-- Start PROVIDED MATERIAL --

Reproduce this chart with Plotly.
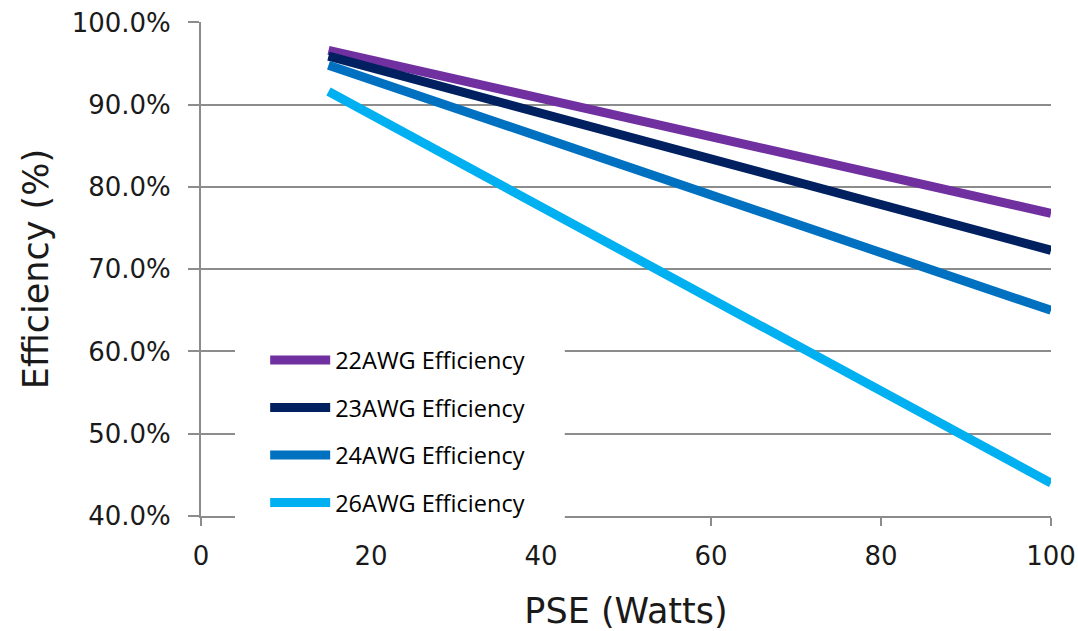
import plotly.graph_objects as go

# Data
pse_watts = [15, 100]
eff_22awg = [0.966, 0.768]
eff_23awg = [0.959, 0.723]
eff_24awg = [0.948, 0.650]
eff_26awg = [0.916, 0.440]

series_names = ["22AWG Efficiency", "23AWG Efficiency", "24AWG Efficiency", "26AWG Efficiency"]
series_values = [eff_22awg, eff_23awg, eff_24awg, eff_26awg]
series_colors = ["#7030A0", "#002060", "#0070C0", "#00B0F0"]

x_ticks = [0, 20, 40, 60, 80, 100]
y_ticks = [0.4, 0.5, 0.6, 0.7, 0.8, 0.9, 1.0]

GRID = "#8C8C8C"
TICKFONT = dict(family="DejaVu Sans", size=26, color="#1a1a1a")

fig = go.Figure()
for i, (name, vals, col) in enumerate(zip(series_names, series_values, series_colors)):
    fig.add_trace(go.Scatter(
        x=pse_watts, y=vals, mode="lines", name=name,
        legendgroup=f"g{i}",
        line=dict(color=col, width=9),
    ))

# white legend background panel (hides gridlines behind the legend, as in the original)
fig.add_shape(type="rect", xref="paper", yref="paper",
              x0=0.04, x1=0.428, y0=-0.022, y1=0.37,
              fillcolor="white", line=dict(width=0), layer="above")

fig.update_layout(
    width=1078, height=631,
    margin=dict(l=201, r=27, t=22, b=115, autoexpand=False),
    paper_bgcolor="white", plot_bgcolor="white",
    showlegend=True,
    legend=dict(
        x=0.0755, y=0.36, xanchor="left", yanchor="top",
        bgcolor="rgba(0,0,0,0)", borderwidth=0,
        font=dict(family="Open Sans", size=23.5, color="#000000"),
        itemwidth=60, tracegroupgap=14,
    ),
    xaxis=dict(
        range=[0, 100], tickvals=x_ticks, showgrid=False, zeroline=False,
        showline=True, linecolor=GRID, linewidth=2, automargin=False,
        ticks="outside", ticklen=8, tickcolor=GRID, tickwidth=2,
        tickfont=TICKFONT, ticklabelstandoff=8, ticklabeloverflow="allow",
        title=dict(text="PSE (Watts)", font=dict(family="DejaVu Sans", size=35, color="#1a1a1a"), standoff=30),
    ),
    yaxis=dict(
        range=[0.4, 1.0005], tickvals=y_ticks, tickformat=".1%",
        showgrid=True, gridcolor=GRID, gridwidth=2, zeroline=False,
        showline=True, linecolor=GRID, linewidth=2, automargin=False,
        ticks="outside", ticklen=11, tickcolor=GRID, tickwidth=2,
        tickfont=TICKFONT, ticklabelstandoff=12, ticklabeloverflow="allow",
        title=dict(text="Efficiency (%)", font=dict(family="DejaVu Sans", size=35, color="#1a1a1a"), standoff=12),
    ),
)

fig.write_html("out.html",
               config={"displayModeBar": False},
               post_script="document.body.style.margin='0';document.body.style.overflow='hidden';")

-- End PROVIDED MATERIAL --

REQUIREMENTS:
Restate only the lines running from the start of the material above through the line containing "eff_26awg = [0.916, 0.440]", ends included. No pictures.

FINISHED TASK:
Reproduce this chart with Plotly.
import plotly.graph_objects as go

# Data
pse_watts = [15, 100]
eff_22awg = [0.966, 0.768]
eff_23awg = [0.959, 0.723]
eff_24awg = [0.948, 0.650]
eff_26awg = [0.916, 0.440]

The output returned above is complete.